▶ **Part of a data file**
▬▬▬▬▬▬
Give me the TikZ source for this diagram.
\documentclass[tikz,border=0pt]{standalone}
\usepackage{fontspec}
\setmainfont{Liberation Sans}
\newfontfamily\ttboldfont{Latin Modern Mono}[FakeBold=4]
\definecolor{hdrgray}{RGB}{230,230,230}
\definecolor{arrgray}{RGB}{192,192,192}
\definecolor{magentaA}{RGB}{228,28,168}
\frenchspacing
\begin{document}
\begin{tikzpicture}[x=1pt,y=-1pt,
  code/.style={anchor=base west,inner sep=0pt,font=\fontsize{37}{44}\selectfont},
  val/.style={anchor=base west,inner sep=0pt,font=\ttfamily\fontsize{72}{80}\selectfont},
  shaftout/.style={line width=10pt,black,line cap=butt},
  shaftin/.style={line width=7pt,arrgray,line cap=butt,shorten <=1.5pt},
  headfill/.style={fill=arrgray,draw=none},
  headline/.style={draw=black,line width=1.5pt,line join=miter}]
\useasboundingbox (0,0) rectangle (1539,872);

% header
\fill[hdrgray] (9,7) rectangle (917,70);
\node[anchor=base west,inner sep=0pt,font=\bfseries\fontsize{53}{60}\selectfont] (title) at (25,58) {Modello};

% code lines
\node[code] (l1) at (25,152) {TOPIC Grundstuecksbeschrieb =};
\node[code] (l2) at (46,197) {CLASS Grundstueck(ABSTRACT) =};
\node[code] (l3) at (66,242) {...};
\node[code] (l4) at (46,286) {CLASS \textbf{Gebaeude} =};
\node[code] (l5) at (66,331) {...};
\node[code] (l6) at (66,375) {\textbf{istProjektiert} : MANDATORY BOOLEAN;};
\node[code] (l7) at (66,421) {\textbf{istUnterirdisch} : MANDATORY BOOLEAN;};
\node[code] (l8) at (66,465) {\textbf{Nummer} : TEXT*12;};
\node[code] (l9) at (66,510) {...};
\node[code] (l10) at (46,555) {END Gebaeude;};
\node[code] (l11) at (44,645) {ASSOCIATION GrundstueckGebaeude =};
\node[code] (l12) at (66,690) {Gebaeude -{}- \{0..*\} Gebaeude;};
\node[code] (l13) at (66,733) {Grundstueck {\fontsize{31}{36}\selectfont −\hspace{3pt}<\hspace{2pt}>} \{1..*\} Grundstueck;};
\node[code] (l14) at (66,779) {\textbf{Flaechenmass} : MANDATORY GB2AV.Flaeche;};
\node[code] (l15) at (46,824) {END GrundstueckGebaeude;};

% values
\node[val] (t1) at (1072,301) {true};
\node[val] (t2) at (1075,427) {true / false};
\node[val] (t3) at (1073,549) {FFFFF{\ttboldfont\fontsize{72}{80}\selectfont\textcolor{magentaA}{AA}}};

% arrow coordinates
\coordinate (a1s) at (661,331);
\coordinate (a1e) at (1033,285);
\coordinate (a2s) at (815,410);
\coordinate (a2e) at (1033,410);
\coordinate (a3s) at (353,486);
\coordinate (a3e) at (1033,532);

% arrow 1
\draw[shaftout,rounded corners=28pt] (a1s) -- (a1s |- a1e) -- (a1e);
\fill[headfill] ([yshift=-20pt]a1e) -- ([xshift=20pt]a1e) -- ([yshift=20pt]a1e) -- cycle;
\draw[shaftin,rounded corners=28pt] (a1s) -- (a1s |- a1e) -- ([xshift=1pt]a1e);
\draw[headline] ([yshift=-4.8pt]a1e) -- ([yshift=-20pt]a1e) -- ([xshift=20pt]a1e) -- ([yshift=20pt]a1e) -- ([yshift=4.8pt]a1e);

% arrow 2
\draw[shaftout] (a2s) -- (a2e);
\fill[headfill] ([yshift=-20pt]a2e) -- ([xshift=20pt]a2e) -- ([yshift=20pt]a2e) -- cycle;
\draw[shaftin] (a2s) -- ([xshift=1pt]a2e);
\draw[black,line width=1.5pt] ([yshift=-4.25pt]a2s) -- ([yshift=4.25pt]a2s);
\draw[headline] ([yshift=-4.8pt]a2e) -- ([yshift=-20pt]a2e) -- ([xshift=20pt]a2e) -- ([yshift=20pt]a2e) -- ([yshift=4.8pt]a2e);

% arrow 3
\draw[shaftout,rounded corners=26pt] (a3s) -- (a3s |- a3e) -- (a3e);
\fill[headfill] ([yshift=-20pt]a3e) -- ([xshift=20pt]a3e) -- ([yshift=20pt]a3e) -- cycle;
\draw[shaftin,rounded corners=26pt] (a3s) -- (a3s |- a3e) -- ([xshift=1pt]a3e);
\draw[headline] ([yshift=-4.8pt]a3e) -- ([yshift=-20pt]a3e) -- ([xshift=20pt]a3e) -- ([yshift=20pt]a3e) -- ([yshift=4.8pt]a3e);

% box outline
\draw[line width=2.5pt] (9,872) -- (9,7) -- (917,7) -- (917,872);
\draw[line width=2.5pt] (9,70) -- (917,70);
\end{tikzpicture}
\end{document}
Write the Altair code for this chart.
▬▬▬▬▬▬
▶ **DIRECTIONS FOR THIS TASK**
Starting at the first line of the data above, please restate word for word every line up to and including the one that holds "(title) at (25,58)", and add nothing else.

▶ **OUTPUT OF THE EXERCISE**
Give me the TikZ source for this diagram.
\documentclass[tikz,border=0pt]{standalone}
\usepackage{fontspec}
\setmainfont{Liberation Sans}
\newfontfamily\ttboldfont{Latin Modern Mono}[FakeBold=4]
\definecolor{hdrgray}{RGB}{230,230,230}
\definecolor{arrgray}{RGB}{192,192,192}
\definecolor{magentaA}{RGB}{228,28,168}
\frenchspacing
\begin{document}
\begin{tikzpicture}[x=1pt,y=-1pt,
  code/.style={anchor=base west,inner sep=0pt,font=\fontsize{37}{44}\selectfont},
  val/.style={anchor=base west,inner sep=0pt,font=\ttfamily\fontsize{72}{80}\selectfont},
  shaftout/.style={line width=10pt,black,line cap=butt},
  shaftin/.style={line width=7pt,arrgray,line cap=butt,shorten <=1.5pt},
  headfill/.style={fill=arrgray,draw=none},
  headline/.style={draw=black,line width=1.5pt,line join=miter}]
\useasboundingbox (0,0) rectangle (1539,872);

% header
\fill[hdrgray] (9,7) rectangle (917,70);
\node[anchor=base west,inner sep=0pt,font=\bfseries\fontsize{53}{60}\selectfont] (title) at (25,58) {Modello};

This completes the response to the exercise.